* _GIVEN PROBLEM_
Below are some records: retype them all exactly, but not the pictures.

[begin DATASET RECORDS]

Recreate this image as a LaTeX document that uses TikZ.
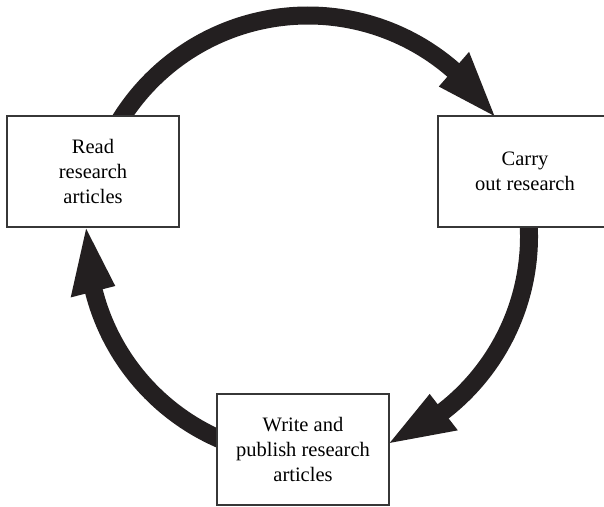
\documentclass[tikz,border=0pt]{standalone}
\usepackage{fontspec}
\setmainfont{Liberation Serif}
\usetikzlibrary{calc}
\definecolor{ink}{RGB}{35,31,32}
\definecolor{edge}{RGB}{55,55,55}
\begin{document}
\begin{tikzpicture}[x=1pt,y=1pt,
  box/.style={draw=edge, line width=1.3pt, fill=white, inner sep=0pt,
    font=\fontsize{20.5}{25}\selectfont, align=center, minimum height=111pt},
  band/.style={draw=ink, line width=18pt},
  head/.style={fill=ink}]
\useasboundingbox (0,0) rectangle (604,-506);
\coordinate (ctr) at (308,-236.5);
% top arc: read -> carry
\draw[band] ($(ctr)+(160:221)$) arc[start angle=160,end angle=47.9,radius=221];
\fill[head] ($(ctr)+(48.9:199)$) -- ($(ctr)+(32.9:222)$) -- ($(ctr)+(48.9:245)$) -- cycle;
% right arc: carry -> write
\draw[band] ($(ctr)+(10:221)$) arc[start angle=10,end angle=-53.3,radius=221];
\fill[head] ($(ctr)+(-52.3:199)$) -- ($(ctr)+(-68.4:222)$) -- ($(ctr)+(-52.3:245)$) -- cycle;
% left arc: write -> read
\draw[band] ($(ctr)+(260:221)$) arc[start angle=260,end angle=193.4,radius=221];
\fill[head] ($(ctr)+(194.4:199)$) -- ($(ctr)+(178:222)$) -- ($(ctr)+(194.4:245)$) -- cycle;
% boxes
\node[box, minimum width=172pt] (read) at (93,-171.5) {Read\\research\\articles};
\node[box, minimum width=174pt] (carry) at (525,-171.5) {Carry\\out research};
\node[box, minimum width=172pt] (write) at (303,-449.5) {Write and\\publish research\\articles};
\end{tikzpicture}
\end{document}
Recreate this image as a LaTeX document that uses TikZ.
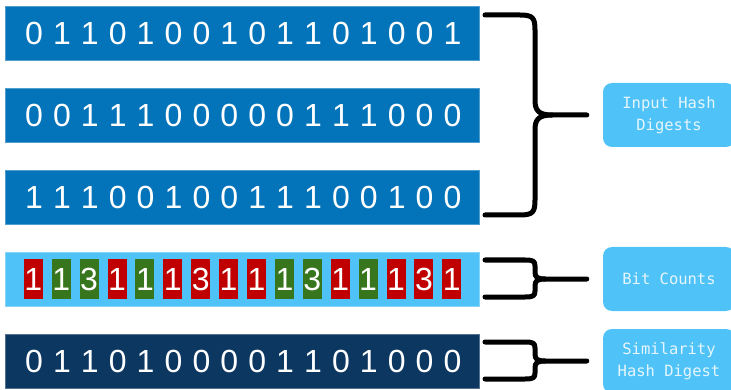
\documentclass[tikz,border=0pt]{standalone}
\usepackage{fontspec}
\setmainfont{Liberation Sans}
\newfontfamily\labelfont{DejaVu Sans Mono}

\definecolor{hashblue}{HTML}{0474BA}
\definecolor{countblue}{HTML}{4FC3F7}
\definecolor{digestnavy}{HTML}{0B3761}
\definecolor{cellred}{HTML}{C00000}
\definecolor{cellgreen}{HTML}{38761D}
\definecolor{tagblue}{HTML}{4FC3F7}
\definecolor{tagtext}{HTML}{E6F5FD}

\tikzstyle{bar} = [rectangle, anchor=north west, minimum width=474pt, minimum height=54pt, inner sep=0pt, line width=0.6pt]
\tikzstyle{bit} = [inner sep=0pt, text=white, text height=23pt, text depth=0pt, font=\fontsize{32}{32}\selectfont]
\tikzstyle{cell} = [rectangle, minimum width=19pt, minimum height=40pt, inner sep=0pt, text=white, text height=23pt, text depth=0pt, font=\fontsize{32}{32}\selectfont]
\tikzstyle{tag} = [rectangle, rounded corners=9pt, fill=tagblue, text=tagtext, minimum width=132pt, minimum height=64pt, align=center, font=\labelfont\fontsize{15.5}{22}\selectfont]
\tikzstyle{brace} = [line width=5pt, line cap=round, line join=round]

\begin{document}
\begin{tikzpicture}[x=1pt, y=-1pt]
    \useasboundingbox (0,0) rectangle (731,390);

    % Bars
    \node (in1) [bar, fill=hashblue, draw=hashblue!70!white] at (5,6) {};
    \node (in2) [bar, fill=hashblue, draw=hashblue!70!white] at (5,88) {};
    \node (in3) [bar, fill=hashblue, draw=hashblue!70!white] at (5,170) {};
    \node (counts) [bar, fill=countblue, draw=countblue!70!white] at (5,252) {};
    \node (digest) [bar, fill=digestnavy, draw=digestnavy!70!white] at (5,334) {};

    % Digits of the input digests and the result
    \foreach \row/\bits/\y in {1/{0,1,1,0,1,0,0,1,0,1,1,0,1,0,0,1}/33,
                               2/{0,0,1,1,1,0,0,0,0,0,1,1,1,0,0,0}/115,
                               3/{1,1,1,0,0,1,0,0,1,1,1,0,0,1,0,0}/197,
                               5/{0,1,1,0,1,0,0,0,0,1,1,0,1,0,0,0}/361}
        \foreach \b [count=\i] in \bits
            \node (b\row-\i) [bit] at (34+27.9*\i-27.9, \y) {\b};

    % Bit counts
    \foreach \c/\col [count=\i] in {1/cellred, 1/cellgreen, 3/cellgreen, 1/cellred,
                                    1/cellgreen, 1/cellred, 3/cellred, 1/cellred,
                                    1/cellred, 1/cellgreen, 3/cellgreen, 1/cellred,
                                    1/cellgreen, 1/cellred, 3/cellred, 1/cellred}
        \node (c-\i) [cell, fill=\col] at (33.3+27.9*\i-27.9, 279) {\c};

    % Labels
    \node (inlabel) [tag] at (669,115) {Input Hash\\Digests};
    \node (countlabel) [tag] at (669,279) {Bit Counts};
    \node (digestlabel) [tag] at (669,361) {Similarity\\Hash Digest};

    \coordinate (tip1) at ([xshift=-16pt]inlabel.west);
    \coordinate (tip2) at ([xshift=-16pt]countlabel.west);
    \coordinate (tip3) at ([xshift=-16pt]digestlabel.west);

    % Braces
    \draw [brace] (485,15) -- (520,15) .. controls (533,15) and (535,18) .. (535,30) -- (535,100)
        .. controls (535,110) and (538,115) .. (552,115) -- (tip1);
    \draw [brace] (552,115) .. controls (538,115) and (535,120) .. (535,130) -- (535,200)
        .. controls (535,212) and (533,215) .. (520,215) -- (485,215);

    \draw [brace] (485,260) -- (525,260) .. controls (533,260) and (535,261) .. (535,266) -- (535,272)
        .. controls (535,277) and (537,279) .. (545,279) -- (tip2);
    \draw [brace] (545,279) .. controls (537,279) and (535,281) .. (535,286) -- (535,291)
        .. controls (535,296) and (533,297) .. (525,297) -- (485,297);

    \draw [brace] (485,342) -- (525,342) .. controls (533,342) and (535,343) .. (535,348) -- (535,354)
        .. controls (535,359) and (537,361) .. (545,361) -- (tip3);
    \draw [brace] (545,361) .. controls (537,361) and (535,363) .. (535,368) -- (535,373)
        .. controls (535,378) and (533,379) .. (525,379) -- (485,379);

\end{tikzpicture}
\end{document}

[end DATASET RECORDS]

* _RESULT BELOW_
Recreate this image as a LaTeX document that uses TikZ.
\documentclass[tikz,border=0pt]{standalone}
\usepackage{fontspec}
\setmainfont{Liberation Serif}
\usetikzlibrary{calc}
\definecolor{ink}{RGB}{35,31,32}
\definecolor{edge}{RGB}{55,55,55}
\begin{document}
\begin{tikzpicture}[x=1pt,y=1pt,
  box/.style={draw=edge, line width=1.3pt, fill=white, inner sep=0pt,
    font=\fontsize{20.5}{25}\selectfont, align=center, minimum height=111pt},
  band/.style={draw=ink, line width=18pt},
  head/.style={fill=ink}]
\useasboundingbox (0,0) rectangle (604,-506);
\coordinate (ctr) at (308,-236.5);
% top arc: read -> carry
\draw[band] ($(ctr)+(160:221)$) arc[start angle=160,end angle=47.9,radius=221];
\fill[head] ($(ctr)+(48.9:199)$) -- ($(ctr)+(32.9:222)$) -- ($(ctr)+(48.9:245)$) -- cycle;
% right arc: carry -> write
\draw[band] ($(ctr)+(10:221)$) arc[start angle=10,end angle=-53.3,radius=221];
\fill[head] ($(ctr)+(-52.3:199)$) -- ($(ctr)+(-68.4:222)$) -- ($(ctr)+(-52.3:245)$) -- cycle;
% left arc: write -> read
\draw[band] ($(ctr)+(260:221)$) arc[start angle=260,end angle=193.4,radius=221];
\fill[head] ($(ctr)+(194.4:199)$) -- ($(ctr)+(178:222)$) -- ($(ctr)+(194.4:245)$) -- cycle;
% boxes
\node[box, minimum width=172pt] (read) at (93,-171.5) {Read\\research\\articles};
\node[box, minimum width=174pt] (carry) at (525,-171.5) {Carry\\out research};
\node[box, minimum width=172pt] (write) at (303,-449.5) {Write and\\publish research\\articles};
\end{tikzpicture}
\end{document}
Recreate this image as a LaTeX document that uses TikZ.
\documentclass[tikz,border=0pt]{standalone}
\usepackage{fontspec}
\setmainfont{Liberation Sans}
\newfontfamily\labelfont{DejaVu Sans Mono}

\definecolor{hashblue}{HTML}{0474BA}
\definecolor{countblue}{HTML}{4FC3F7}
\definecolor{digestnavy}{HTML}{0B3761}
\definecolor{cellred}{HTML}{C00000}
\definecolor{cellgreen}{HTML}{38761D}
\definecolor{tagblue}{HTML}{4FC3F7}
\definecolor{tagtext}{HTML}{E6F5FD}

\tikzstyle{bar} = [rectangle, anchor=north west, minimum width=474pt, minimum height=54pt, inner sep=0pt, line width=0.6pt]
\tikzstyle{bit} = [inner sep=0pt, text=white, text height=23pt, text depth=0pt, font=\fontsize{32}{32}\selectfont]
\tikzstyle{cell} = [rectangle, minimum width=19pt, minimum height=40pt, inner sep=0pt, text=white, text height=23pt, text depth=0pt, font=\fontsize{32}{32}\selectfont]
\tikzstyle{tag} = [rectangle, rounded corners=9pt, fill=tagblue, text=tagtext, minimum width=132pt, minimum height=64pt, align=center, font=\labelfont\fontsize{15.5}{22}\selectfont]
\tikzstyle{brace} = [line width=5pt, line cap=round, line join=round]

\begin{document}
\begin{tikzpicture}[x=1pt, y=-1pt]
    \useasboundingbox (0,0) rectangle (731,390);

    % Bars
    \node (in1) [bar, fill=hashblue, draw=hashblue!70!white] at (5,6) {};
    \node (in2) [bar, fill=hashblue, draw=hashblue!70!white] at (5,88) {};
    \node (in3) [bar, fill=hashblue, draw=hashblue!70!white] at (5,170) {};
    \node (counts) [bar, fill=countblue, draw=countblue!70!white] at (5,252) {};
    \node (digest) [bar, fill=digestnavy, draw=digestnavy!70!white] at (5,334) {};

    % Digits of the input digests and the result
    \foreach \row/\bits/\y in {1/{0,1,1,0,1,0,0,1,0,1,1,0,1,0,0,1}/33,
                               2/{0,0,1,1,1,0,0,0,0,0,1,1,1,0,0,0}/115,
                               3/{1,1,1,0,0,1,0,0,1,1,1,0,0,1,0,0}/197,
                               5/{0,1,1,0,1,0,0,0,0,1,1,0,1,0,0,0}/361}
        \foreach \b [count=\i] in \bits
            \node (b\row-\i) [bit] at (34+27.9*\i-27.9, \y) {\b};

    % Bit counts
    \foreach \c/\col [count=\i] in {1/cellred, 1/cellgreen, 3/cellgreen, 1/cellred,
                                    1/cellgreen, 1/cellred, 3/cellred, 1/cellred,
                                    1/cellred, 1/cellgreen, 3/cellgreen, 1/cellred,
                                    1/cellgreen, 1/cellred, 3/cellred, 1/cellred}
        \node (c-\i) [cell, fill=\col] at (33.3+27.9*\i-27.9, 279) {\c};

    % Labels
    \node (inlabel) [tag] at (669,115) {Input Hash\\Digests};
    \node (countlabel) [tag] at (669,279) {Bit Counts};
    \node (digestlabel) [tag] at (669,361) {Similarity\\Hash Digest};

    \coordinate (tip1) at ([xshift=-16pt]inlabel.west);
    \coordinate (tip2) at ([xshift=-16pt]countlabel.west);
    \coordinate (tip3) at ([xshift=-16pt]digestlabel.west);

    % Braces
    \draw [brace] (485,15) -- (520,15) .. controls (533,15) and (535,18) .. (535,30) -- (535,100)
        .. controls (535,110) and (538,115) .. (552,115) -- (tip1);
    \draw [brace] (552,115) .. controls (538,115) and (535,120) .. (535,130) -- (535,200)
        .. controls (535,212) and (533,215) .. (520,215) -- (485,215);

    \draw [brace] (485,260) -- (525,260) .. controls (533,260) and (535,261) .. (535,266) -- (535,272)
        .. controls (535,277) and (537,279) .. (545,279) -- (tip2);
    \draw [brace] (545,279) .. controls (537,279) and (535,281) .. (535,286) -- (535,291)
        .. controls (535,296) and (533,297) .. (525,297) -- (485,297);

    \draw [brace] (485,342) -- (525,342) .. controls (533,342) and (535,343) .. (535,348) -- (535,354)
        .. controls (535,359) and (537,361) .. (545,361) -- (tip3);
    \draw [brace] (545,361) .. controls (537,361) and (535,363) .. (535,368) -- (535,373)
        .. controls (535,378) and (533,379) .. (525,379) -- (485,379);

\end{tikzpicture}
\end{document}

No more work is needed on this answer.